Из сильной мозаики выбивается случайным пазлом лишь концовка – явно сделанная наспех; так бывает, когда автор, по молодости, чувствовать спешит и не в силах дождаться отстоя жизненных впечатлений. Но и она не смазывает читательского впечатления и сопереживания.

О мастерстве. Мария пишет легко, смело, четко – ее портреты глубоки без пережима, детали красноречивы без аффектации, диалоги и реплики точны и пластичны. Работает аналогия с близким теме жанром – тату хорошего мастера. То есть искусство почти фольклорное, с традиционным набором сюжетов и приемов, небогатой цветовой гаммой, но которое в умелых руках может разогнаться от шаржа до икон и фресок.

Генезис такого стиля, очень личного и отличного, – на стыке и истории и географии, 20-х годов и Питера – мне почему-то припомнилась "Республика Шкид" двух веселых нищих – Григория Белых и Алексея Пантелеева. Встречаются даже текстуальные совпадения, для Панкевич, надо полагать, бессознательные. Эта школа не ленинградская, а именно Достоевского – никак "не матовый блеск асфальта после дождя", но преодоление всеобщей неволи не социальными надеждами, как было в перестройку, а только юмором, стилем, любовью не столько к самой жизни, сколько к ее наблюдению; трудным поиском человеческого в каждом встреченном человеке.

По ту сторону. О романе Антона Секисова "Кровь и почва"

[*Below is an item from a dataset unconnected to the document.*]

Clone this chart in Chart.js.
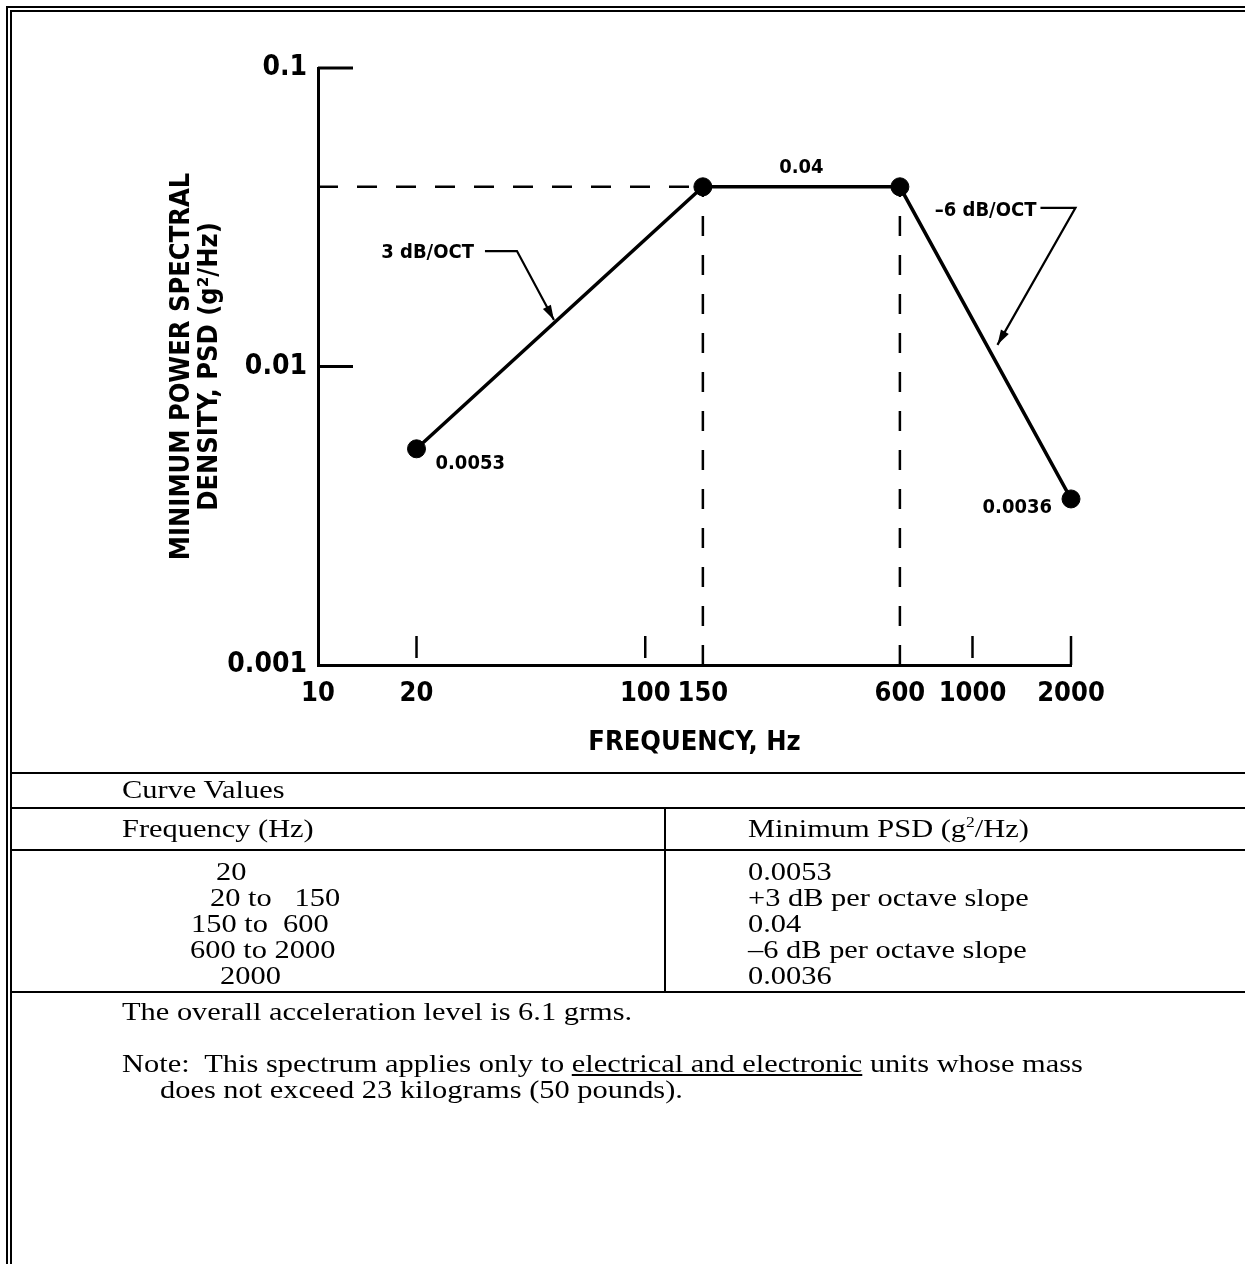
<!DOCTYPE html>
<html>
<head>
<meta charset="utf-8">
<title>Minimum PSD</title>
<script src="https://cdn.jsdelivr.net/npm/chart.js@4/dist/chart.umd.min.js"></script>
<style>
body { margin:0; background:#fff; width:1245px; height:1264px; position:relative; overflow:hidden; }
#psdChart { position:absolute; left:0; top:0; }
#frame { position:absolute; left:6px; top:6px; width:1260px; height:1280px; border-top:6px double #000; border-left:6px double #000; }
.hl { position:absolute; left:12px; width:1240px; height:2px; background:#000; }
.vl { position:absolute; width:2px; background:#000; }
.t { position:absolute; font-family:"Liberation Serif","Times New Roman",serif; font-size:26px; line-height:26px; white-space:pre; color:#000;
     transform:scaleX(1.17); transform-origin:0 0; }
sup { font-size:15px; line-height:0; vertical-align:10px; }
</style>
</head>
<body>
<canvas id="psdChart" width="1245" height="773"></canvas>
<div id="frame"></div>
<div id="table"></div>

<script>
// curve break points
var freqHz = [20, 150, 600, 2000];
var psd = [0.0053, 0.04, 0.04, 0.0036];
var pointLabels = ['0.0053', '0.04', '', '0.0036'];
var slopeLabels = ['3 dB/OCT', '\u20136 dB/OCT'];

// axis ticks
var xTicks = [10, 20, 100, 150, 600, 1000, 2000];
var yTicks = [0.001, 0.01, 0.1];

// table text
var tableFreq = ['20', '20 to   150', '150 to  600', '600 to 2000', '2000'];
var tablePsd = ['0.0053', '+3 dB per octave slope', '0.04', '\u20136 dB per octave slope', '0.0036'];

var sansNarrow = '"Liberation Sans Narrow", "DejaVu Sans Condensed", "Arial Narrow", "Liberation Sans", sans-serif';

// table / notes (html)
function addDiv(cls, style, html) {
  var d = document.createElement('div');
  d.className = cls;
  d.style.cssText = style;
  if (html) d.innerHTML = html;
  document.getElementById('table').appendChild(d);
}
addDiv('hl', 'top:772px;');
addDiv('t', 'left:122px;top:777px;', 'Curve Values');
addDiv('hl', 'top:807px;');
addDiv('t', 'left:122px;top:816px;', 'Frequency (Hz)');
addDiv('t', 'left:748px;top:816px;', 'Minimum PSD (g<sup>2</sup>/Hz)');
addDiv('hl', 'top:849px;');
addDiv('vl', 'left:664px;top:808px;height:184px;');
var rowLeft = [216, 210, 191, 190, 220];
for (var i = 0; i < tableFreq.length; i++) {
  addDiv('t', 'left:' + rowLeft[i] + 'px;top:' + (859 + i * 26) + 'px;', tableFreq[i]);
  addDiv('t', 'left:748px;top:' + (859 + i * 26) + 'px;', tablePsd[i]);
}
addDiv('hl', 'top:991px;');
addDiv('t', 'left:122px;top:999px;', 'The overall acceleration level is 6.1 grms.');
addDiv('t', 'left:122px;top:1051px;', 'Note:  This spectrum applies only to <u>electrical and electronic</u> units whose mass');
addDiv('t', 'left:160px;top:1077px;', 'does not exceed 23 kilograms (50 pounds).');

// ticks inside the plot, value labels, slope arrows
var annotate = {
  id: 'annotate',
  afterDatasetsDraw: function(chart) {
    var ctx = chart.ctx, x = chart.scales.x, y = chart.scales.y, area = chart.chartArea;
    var pts = freqHz.map(function(f, i) { return { x: x.getPixelForValue(f), y: y.getPixelForValue(psd[i]) }; });
    function line(x0, y0, x1, y1) { ctx.beginPath(); ctx.moveTo(x0, y0); ctx.lineTo(x1, y1); ctx.stroke(); }
    ctx.save();
    ctx.strokeStyle = '#000';
    ctx.fillStyle = '#000';
    ctx.lineCap = 'butt';

    ctx.lineWidth = 3;
    yTicks.forEach(function(v, i) {
      if (i === 0) return;
      var py = y.getPixelForValue(v);
      line(area.left, py, area.left + 35, py);
    });
    ctx.lineWidth = 2.5;
    xTicks.forEach(function(v, i) {
      if (i === 0 || v === freqHz[1] || v === freqHz[2]) return;
      var px = x.getPixelForValue(v);
      var last = i === xTicks.length - 1;
      line(px, area.bottom - 29, px, last ? area.bottom : area.bottom - 7);
    });

    // value labels by the points
    ctx.font = 'bold 20px ' + sansNarrow;
    ctx.textBaseline = 'middle';
    ctx.textAlign = 'left';
    ctx.fillText(pointLabels[0], pts[0].x + 19, pts[0].y + 15);
    ctx.textAlign = 'center';
    ctx.fillText(pointLabels[1], (pts[1].x + pts[2].x) / 2, pts[1].y - 19);
    ctx.textAlign = 'right';
    ctx.fillText(pointLabels[3], pts[3].x - 19, pts[3].y + 9);

    // slope callouts
    function arrow(x0, y0, x1, y1, x2, y2) {
      ctx.lineWidth = 2.2;
      ctx.beginPath(); ctx.moveTo(x0, y0); ctx.lineTo(x1, y1); ctx.lineTo(x2, y2); ctx.stroke();
      var a = Math.atan2(y2 - y1, x2 - x1), L = 15, W = 4.5;
      ctx.beginPath();
      ctx.moveTo(x2, y2);
      ctx.lineTo(x2 - L * Math.cos(a) + W * Math.sin(a), y2 - L * Math.sin(a) - W * Math.cos(a));
      ctx.lineTo(x2 - L * Math.cos(a) - W * Math.sin(a), y2 - L * Math.sin(a) + W * Math.cos(a));
      ctx.closePath(); ctx.fill();
    }
    var t1 = { x: pts[0].x + (pts[1].x - pts[0].x) * 0.48, y: pts[0].y + (pts[1].y - pts[0].y) * 0.48 };
    arrow(t1.x - 69, t1.y - 72, t1.x - 37, t1.y - 72, t1.x, t1.y - 3);
    ctx.textAlign = 'right';
    ctx.fillText(slopeLabels[0], t1.x - 80, t1.y - 70);

    var t2 = { x: pts[2].x + (pts[3].x - pts[2].x) * 0.5, y: pts[2].y + (pts[3].y - pts[2].y) * 0.5 };
    arrow(t2.x + 55, t2.y - 135, t2.x + 90, t2.y - 135, t2.x + 12, t2.y + 2);
    ctx.textAlign = 'right';
    ctx.fillText(slopeLabels[1], t2.x + 51, t2.y - 132);
    ctx.restore();
  }
};

var curve = freqHz.map(function(f, i) { return { x: f, y: psd[i] }; });
var dashStyle = { borderColor: '#000', borderWidth: 2.5, borderDash: [20, 19], pointRadius: 0, showLine: true, fill: false, order: 2 };

new Chart(document.getElementById('psdChart'), {
  type: 'scatter',
  data: {
    datasets: [
      { data: curve, showLine: true, borderColor: '#000', borderWidth: 3.5, pointRadius: 9, clip: false,
        pointBackgroundColor: '#000', pointBorderColor: '#000', pointBorderWidth: 1, tension: 0, order: 1 },
      Object.assign({ data: [{ x: xTicks[0], y: psd[1] }, { x: freqHz[1], y: psd[1] }] }, dashStyle),
      Object.assign({ data: [{ x: freqHz[1], y: yTicks[0] }, { x: freqHz[1], y: psd[1] }] }, dashStyle),
      Object.assign({ data: [{ x: freqHz[2], y: yTicks[0] }, { x: freqHz[2], y: psd[2] }] }, dashStyle)
    ]
  },
  options: {
    responsive: false,
    animation: false,
    layout: { padding: { left: 0, top: 68, right: 174, bottom: 0 } },
    plugins: { legend: { display: false }, tooltip: { enabled: false } },
    scales: {
      x: {
        type: 'logarithmic', min: xTicks[0], max: xTicks[xTicks.length - 1],
        grid: { display: false, drawTicks: false },
        border: { display: true, color: '#000', width: 3 },
        afterBuildTicks: function(s) { s.ticks = xTicks.map(function(v) { return { value: v }; }); },
        afterFit: function(s) { s.height = 108; },
        ticks: { autoSkip: false, maxRotation: 0, padding: 13, color: '#000',
          font: { family: sansNarrow, size: 27, weight: 'bold' }, callback: function(v) { return String(v); } },
        title: { display: true, text: 'FREQUENCY, Hz', color: '#000',
          font: { family: sansNarrow, size: 27, weight: 'bold' }, padding: { top: 0, bottom: 14 } }
      },
      y: {
        type: 'logarithmic', min: yTicks[0], max: yTicks[yTicks.length - 1],
        grid: { display: false, drawTicks: false },
        border: { display: true, color: '#000', width: 3 },
        afterBuildTicks: function(s) { s.ticks = yTicks.map(function(v) { return { value: v }; }); },
        afterFit: function(s) { s.width = 318; },
        ticks: { autoSkip: false, padding: 11, color: '#000',
          font: { family: sansNarrow, size: 28, weight: 'bold' }, callback: function(v) { return String(v); } },
        title: { display: true, text: ['MINIMUM POWER SPECTRAL', 'DENSITY, PSD (g\u00b2/Hz)'], color: '#000',
          font: { family: sansNarrow, size: 27, weight: 'bold', lineHeight: 1.04 }, padding: { top: 168, bottom: 0 } }
      }
    }
  },
  plugins: [annotate]
});
</script>
</body>
</html>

Большинство противопоказаний к тому, чтобы вовсе не читать эту книгу, – соблюдены: главный герой – журналисто-пиарщик, ввязывающийся в очередной сомнительный политико-медийный проект. (Причем можно, не напрягаясь, угадать некоторые прототипы и подлинные реалии.) Love-story с роковой, любвеобильной и, как положено, отчасти безумной барышней Ритой. Ну и экшен, который легко пересказывается есенинской, а теперь уже и фольклорной строчкой: "Снова пьют здесь, дерутся и плачут".

Ну сколько можно; другое дело, что производственный роман подобного типа предполагает как бы "либеральный" антураж – в олигархическом или прокремлевском изводе (иногда вместе). У Антона Секисова, через оптику трипа, иронии и сарказма, показан проект "патриотический", агрессивный и выморочный – строительство и обживание некоей Слободы – заповедника православной Москвы XVII века, куда не должна массированно проникать похоть антихристова либерального вавилона. Своей похоти хватает. Аналогичное идейное и партстроительство под патронатом некоего отца Иллариона.

Это все да, но еще Антон Секисов знает, чем с первых строк увлечь если не широкого читателя, то узкого рецензента. Щеголеватая, эрегированная фраза. Не рубленая, но как будто искусно вырезанная. Энергичный стиль, меткая оригинальная метафора. И вообще отличный, пластичный, свежий язык. Оригинальный; хотя аналоги легко обнаруживаются в "южной школе" – Олеша, Ильф и Петров, пропущенные через примочку катаевского "мовизма", – у Секисова подвергнуты апгрейду по современным технологиям.

Для "Крови и почвы" хочется отменить абзацы и читать фразы лесенкой, как стихи. Прозой поэта рукопись от этого не станет, но качество прозы станет наглядней – ибо таким языком написана довольно объемная хроника: с бэкграундом персонажей, суицидальным зачином, сюжетом, портретами-шаржами и логичным, пусть и открытым финалом.

С самоценной материей языка вступает в конфликт как раз не банальная после "Generation "П" etc фабула, а приколы, столь же пелевинские, и типа фишки, которые вроде как должны усилить игру стиля и тотальную иронию. Так, в книжном магазине патриотического изобилия Гротов – главный герой "Крови и почвы" – замечает "сухощавого человека, еще моложавого, но целиком седого, в полицейской форме". Продавщица прикормленному клиенту рекомендует:

"– Еще вот Кожинова привезли, собрание сочинений.

– Нет, Кожинова не люблю. Занудствует много. Надо правду-матку рубить. Нечего тут эти сопли… – Полицейский задумался, словно не зная, что делать с соплями".

А зовут старого читателя-патриота Вадим Валерьевич.

Шансонного певца, который делает политическую карьеру по линии партии "Русь державная" и на которого работает весь пиар-аппарат партии, в свою очередь, зовут Арсений Северцев.

Как говорил другой певец, Высоцкий, "ну вот, и вам смешно, и даже мне".

Оно, конечно, ничего страшного, но эти застольные подмигивания как-то уменьшают сатирическое измерение повести Антона Секисова, заземляют гротеск якорьками фельетонности.